Land market slows as higher farm costs bite

2012-04-23 11:53:02

The rate of farmland price growth in the US has "slumped", despite increasing interest from non-farm investors, as higher agricultural costs bit deeper.

A farmland index compiled by Creighton University came in at 69.4, down from 78.7 in March, and the weakest figure for six months.

The slowdown was particularly notable in the states of Missouri, Nebraska and Wyoming, where index levels fell below 55, if remaining above the 50 mark which denotes a flat market.

The easing in the market defied increasing interest in agricultural land from non-farm investors, who accounted for an estimated 21% of purchases.

"It is clear that non-farm investor interest in purchasing farmland is growing," said Ernie Goss, the Creighton economist in charge of the survey.

Fuel-price impact

However, Professor Goss - who has long voiced concerns over the extent of farmland price rises, warning last month that rising interest rates and softer crop markets would "take some of the air out of the farmland price bubble as early as mid-year" – flagged setbacks to the market from higher costs.

"We are seeing some signs that higher energy and fuel prices are slowing [economic] growth for areas dependent on agriculture," he said.

"The Federal Reserve's cheap money and low interest rate policies continue to support the agriculture sector, including farmland and farm equipment.
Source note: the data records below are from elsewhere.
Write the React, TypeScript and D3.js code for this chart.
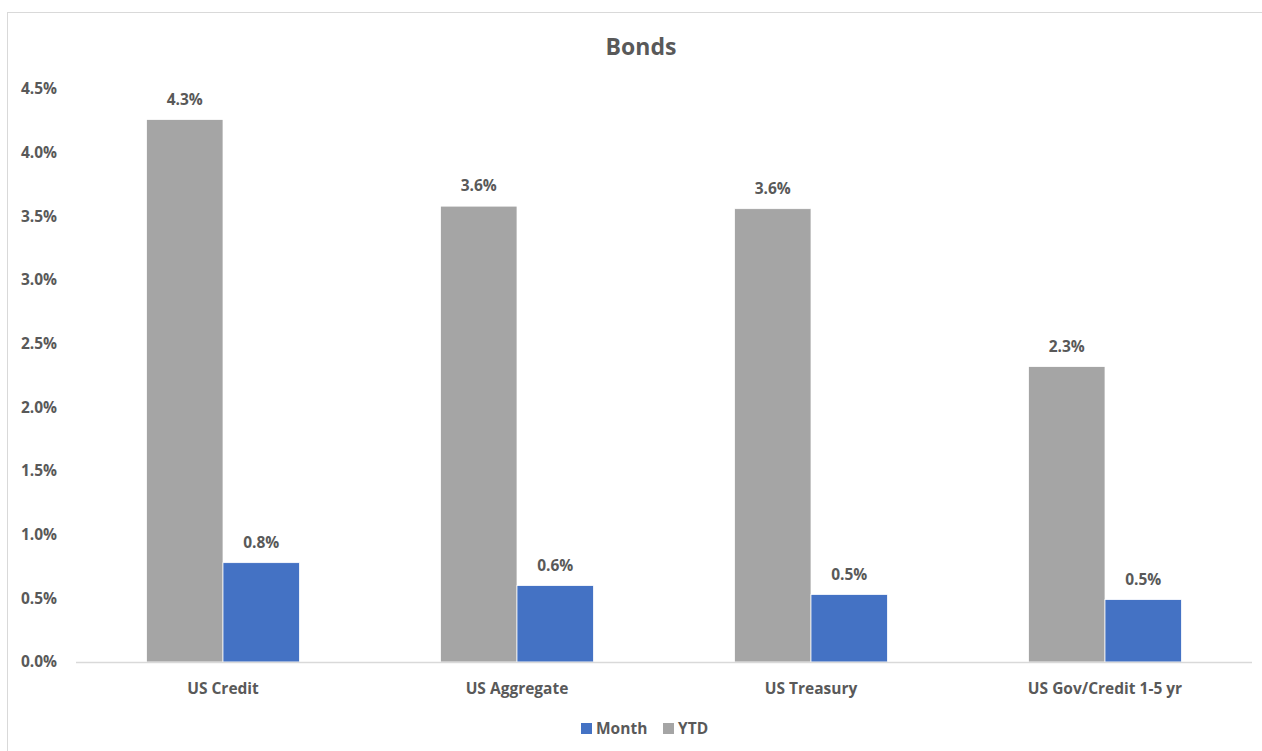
import React from "react";
import * as d3 from "d3";

const categories = ["US Credit", "US Aggregate", "US Treasury", "US Gov/Credit 1-5 yr"];
const monthValues = [0.78, 0.6, 0.53, 0.49];
const ytdValues = [4.26, 3.58, 3.56, 2.32];
const yTicks = [0, 0.5, 1, 1.5, 2, 2.5, 3, 3.5, 4, 4.5];
const seriesNames = ["Month", "YTD"];
const seriesColors = ["#4472C4", "#A5A5A5"];

const W = 1262;
const H = 751;
const margin = { left: 76, right: 10, top: 89, bottom: 89 };
const FONT = "'Open Sans', Lato, sans-serif";
const TEXT = "#595959";
const FS = 15.5;

export default function App() {
  const x0 = d3
    .scaleBand<string>()
    .domain(categories)
    .range([margin.left, W - margin.right])
    .paddingInner(0.48)
    .paddingOuter(0.24);
  const x1 = d3.scaleBand<string>().domain(["YTD", "Month"]).range([0, x0.bandwidth()]).padding(0);
  const y = d3.scaleLinear().domain([0, 4.5]).range([H - margin.bottom, margin.top]);

  const fmt = (v: number) => `${v.toFixed(1)}%`;
  const series = [
    { key: "YTD", values: ytdValues, color: seriesColors[1] },
    { key: "Month", values: monthValues, color: seriesColors[0] },
  ];

  return (
    <svg
      width={W}
      height={H}
      style={{ position: "absolute", left: 0, top: 0, display: "block", background: "#fff" }}
      fontFamily={FONT}
    >
      <rect x={7.5} y={12.5} width={W + 10} height={H + 10} fill="#fff" stroke="#d9d9d9" />
      <text x={641} y={55} textAnchor="middle" fontSize={23} fontWeight="bold" fill={TEXT}>
        Bonds
      </text>

      {yTicks.map((t) => (
        <text
          key={t}
          x={57}
          y={y(t)}
          dy="0.35em"
          textAnchor="end"
          fontSize={FS}
          fontWeight="bold"
          fill={TEXT}
        >
          {fmt(t)}
        </text>
      ))}

      {categories.map((c, i) => (
        <g key={c}>
          {series.map((s) => {
            const bx = (x0(c) as number) + (x1(s.key) as number);
            const v = s.values[i];
            return (
              <g key={s.key}>
                <rect
                  x={bx}
                  y={y(v)}
                  width={x1.bandwidth()}
                  height={y(0) - y(v)}
                  fill={s.color}
                  stroke="#fff"
                  strokeWidth={0.75}
                />
                <text
                  x={bx + x1.bandwidth() / 2}
                  y={y(v) - 15}
                  textAnchor="middle"
                  fontSize={FS}
                  fontWeight="bold"
                  fill={TEXT}
                >
                  {fmt(v)}
                </text>
              </g>
            );
          })}
          <text
            x={(x0(c) as number) + x0.bandwidth() / 2}
            y={694}
            textAnchor="middle"
            fontSize={FS}
            fontWeight="bold"
            fill={TEXT}
          >
            {c}
          </text>
        </g>
      ))}

      <line x1={margin.left} x2={W - margin.right} y1={y(0) + 0.5} y2={y(0) + 0.5} stroke="#d9d9d9" strokeWidth={1.5} />

      <g transform="translate(581,723)">
        {seriesNames.map((n, i) => (
          <g key={n} transform={`translate(${i === 0 ? 0 : 82},0)`}>
            <rect x={0} y={0} width={11} height={11} fill={seriesColors[i]} />
            <text x={15} y={11} fontSize={FS} fontWeight="bold" fill={TEXT}>
              {n}
            </text>
          </g>
        ))}
      </g>
    </svg>
  );
}
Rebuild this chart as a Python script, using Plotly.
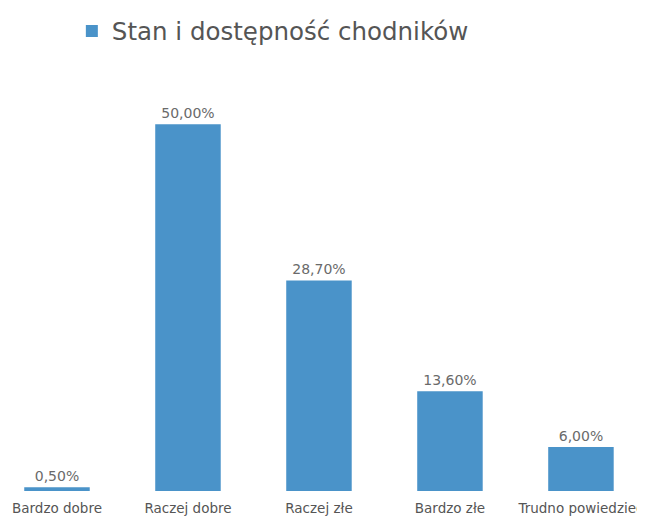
import plotly.graph_objects as go

categories = ["Bardzo dobre", "Raczej dobre", "Raczej złe", "Bardzo złe", "Trudno powiedzieć"]
values = [0.5, 50.0, 28.7, 13.6, 6.0]
series_name = "Stan i dostępność chodników"

labels = [f"{v:.2f}".replace(".", ",") + "%" for v in values]

fig = go.Figure()
fig.add_trace(go.Bar(
    x=categories, y=values, name=series_name,
    marker=dict(color="#4a93c9", line=dict(width=0)),
    text=labels, textposition="outside", cliponaxis=False,
    textfont=dict(family="DejaVu Sans", size=14, color="#6a6a6a"),
    showlegend=True,
))

fig.update_layout(
    width=645, height=520,
    margin=dict(l=0, r=0, t=50, b=37),
    paper_bgcolor="white", plot_bgcolor="white",
    bargap=0.5,
    font=dict(family="DejaVu Sans", color="#555555"),
    xaxis=dict(range=[-0.374, 4.55], showgrid=False, zeroline=False, showline=False,
               ticks="", tickfont=dict(family="DejaVu Sans", size=13.5, color="#555555"),
               ticklabelstandoff=7),
    yaxis=dict(range=[0, 58.2], visible=False, showgrid=False),
    legend=dict(orientation="h", x=0.099, xanchor="left", y=1.13, yanchor="top",
                yref="paper", font=dict(family="DejaVu Sans", size=24.5, color="#555555")),
)

fig.write_html("out.html")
"However, higher energy prices and somewhat slower global growth are taking some of the air out of the farm sector."

'Have to be very bullish'

The comments follow forecasts from land experts last week, at a summit in Washington, of a slowdown in growth in farmland prices which, on US Department of Agriculture, have doubled over the last decade.

Jason Henderson, of the Kansas City Federal Reserve Bank, unveiled a forecast of "slower growth in farmland values".

Ken Keegan, the chief risk officer at agriculture lender Farm Credit Services in Omaha, said that the market had "reached levels where you have to be very bullish" on farm profitability to justify price appreciation.

Indeed, Purdue University economist Brent Gloy said that prices were reaching levels which required corn prices of $5 a bushel to justify – a historically high level.

"The potential to get ahead of ourselves is high," he said.

 "My sense is the farmland market is, hopefully, ready to slow down."